By Lee Roop

Rendering of the mixed-use development in downtown Huntsville at the site of the former Coca-Cola bottling company on Clinton Avenue. (City of Huntsville)

The Huntsville City Council voted Thursday to begin designing and building new streets for one of the biggest developments ahead for its booming downtown on the site of an old Coca-Cola bottling factory.

The council approved a $239,000 engineering contract with local site architects Matheny Goldmon Architecture + Interiors for “streetscaping and a street plan.” That is far less than the $18 million the city will ultimately invest in the site and a fraction of the $500 million private developer Rocket Development Partners LLC of New York will spend there.

The bottling company site on Clinton Avenue is across from the Von Braun Center’s North Hall, the main ballroom/banquet room officials said the VBC also plans to expand during the development. The commercial development will start this year, city officials expect.

The site plan includes a new parking garage to serve the civic center and the development, 400 multifamily lofts, offices, retail space, food and beverage vendors and a new 200-room convention hotel, city Urban and Economic Development Director Shane Davis said. Tax revenue from the hotel, restaurants, shops and bars will repay the city’s investment.
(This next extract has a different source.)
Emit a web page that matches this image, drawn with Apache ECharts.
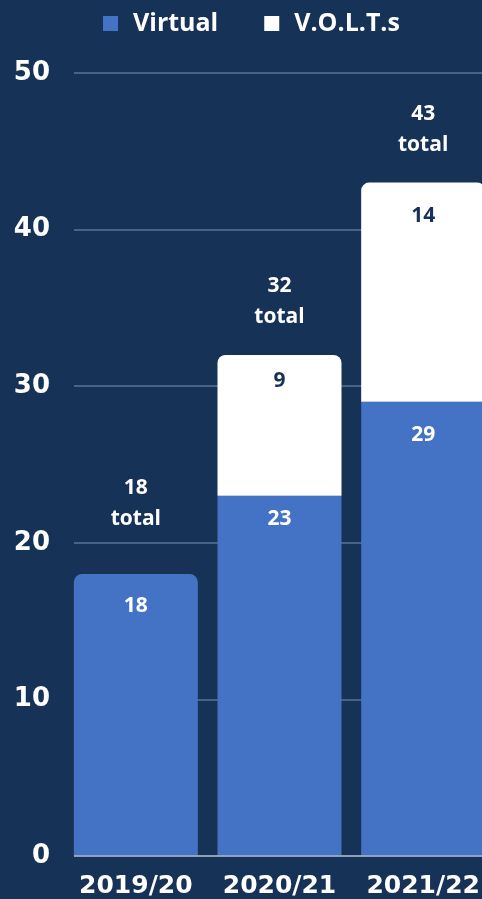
<!DOCTYPE html>
<html><head><meta charset="utf-8">
<script src="https://cdn.jsdelivr.net/npm/echarts@6/dist/echarts.min.js"></script>
<style>html,body{margin:0;padding:0;background:#163257;overflow:hidden;width:482px;height:899px;}#c{width:495px;height:899px;}</style>
</head><body><div id="c"></div>
<script>
const categories = ['2019/20', '2020/21', '2021/22'];
const virtualValues = [18, 23, 29];
const voltsValues = [0, 9, 14];
const yTicks = [0, 10, 20, 30, 40, 50];

const BG = '#163257', BLUE = '#4472c4', NAVY = '#17325a';
const FONT = 'Open Sans';
const NUMFONT = 'DejaVu Sans';
const R = 8;
// label placement (style only)
const virtualLabelDist = [21, 13, 23];
const voltsLabelDist = [16, 16, 23];
const totalLabelDist = [40, 22, 22];

const totals = categories.map((c, i) => virtualValues[i] + voltsValues[i]);
const virtualData = virtualValues.map((v, i) => ({
  value: v,
  itemStyle: { borderRadius: voltsValues[i] > 0 ? 0 : [R, R, 0, 0] },
  label: { distance: virtualLabelDist[i] }
}));
const voltsData = voltsValues.map((v, i) => ({ value: v > 0 ? v : '-', itemStyle: { borderRadius: [R, R, 0, 0] },
  label: { distance: voltsLabelDist[i] } }));
const totalData = totals.map((t, i) => ({ value: 0, label: { distance: totalLabelDist[i] } }));

const chart = echarts.init(document.getElementById('c'));
chart.setOption({
  backgroundColor: BG,
  animation: false,
  textStyle: { fontFamily: FONT },
  legend: {
    data: ['Virtual', 'V.O.L.T.s'],
    top: 11, left: 103, padding: 0,
    itemWidth: 15, itemHeight: 15, itemGap: 46,
    icon: 'rect',
    textStyle: { color: '#fff', fontSize: 25, fontWeight: 'bold', fontFamily: FONT, padding: [0, 0, 0, 10] }
  },
  grid: [
    { left: 64, right: 0, top: 73, bottom: 43 },
    { left: 74, right: 13, top: 73, bottom: 43 }
  ],
  xAxis: [
    { type: 'category', gridIndex: 0, data: categories,
      axisLine: { show: false }, axisTick: { show: false },
      axisLabel: { interval: 0, color: '#fff', fontSize: 25, fontWeight: 'bold', margin: 18, fontFamily: NUMFONT } },
    { type: 'value', gridIndex: 1, min: 0, max: 1, show: true,
      axisLine: { show: false }, axisTick: { show: false }, axisLabel: { show: false }, splitLine: { show: false } }
  ],
  yAxis: [
    { type: 'value', gridIndex: 0, min: yTicks[0], max: yTicks[yTicks.length - 1], interval: 10,
      axisLabel: { show: false }, splitLine: { show: false }, axisLine: { show: false }, axisTick: { show: false } },
    { type: 'value', gridIndex: 1, min: yTicks[0], max: yTicks[yTicks.length - 1], interval: 10,
      axisLine: { show: false }, axisTick: { show: false },
      axisLabel: { color: '#fff', fontSize: 26, fontWeight: 'bold', margin: 24, fontFamily: NUMFONT },
      splitLine: { lineStyle: { color: '#5b7394', width: 1.5 } } }
  ],
  series: [
    { name: 'Virtual', type: 'bar', stack: 's', barWidth: 124, data: virtualData,
      itemStyle: { color: BLUE },
      label: { show: true, position: 'insideTop', color: '#fff', fontSize: 21, fontWeight: 'bold', fontFamily: FONT } },
    { name: 'V.O.L.T.s', type: 'bar', stack: 's', barWidth: 124, data: voltsData,
      itemStyle: { color: '#fff' },
      label: { show: true, position: 'insideTop', color: NAVY, fontSize: 21, fontWeight: 'bold', fontFamily: FONT } },
    { name: 'Total', type: 'bar', stack: 's', barWidth: 124, data: totalData,
      itemStyle: { color: 'transparent' },
      label: { show: true, position: 'top', color: '#fff', fontSize: 21, fontWeight: 'bold', lineHeight: 31,
        fontFamily: FONT, formatter: p => totals[p.dataIndex] + '\ntotal' } },
    { type: 'line', xAxisIndex: 1, yAxisIndex: 1, data: [],
      markLine: { silent: true, symbol: 'none', label: { show: false },
        lineStyle: { color: '#a9b6c8', width: 1.5, type: 'solid' }, data: [{ yAxis: 0 }] } }
  ]
});
</script></body></html>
The design calls for a new north-south road connecting Clinton Avenue and Holmes Avenue and a new east-west road starting at the east bank of Pinhook Creek and extending west to the property’s end. It also calls for a biking and pedestrian path along the creek.

Davis said he expects the city’s park of street and sidewalk work may not begin until 2023 because the street plan is “intricate” with sidewalks, lamps and trees. “That needs to come once a building is up and the exterior finished so it’s not destroyed,” he said.

The 13-acre site covers two blocks bordered by three public streets and is the largest undeveloped property remaining in the central city. The city of Huntsville expects to recoup its $14 million site investment within four years. The project is projected to generate about $43 million in taxes over 10 years.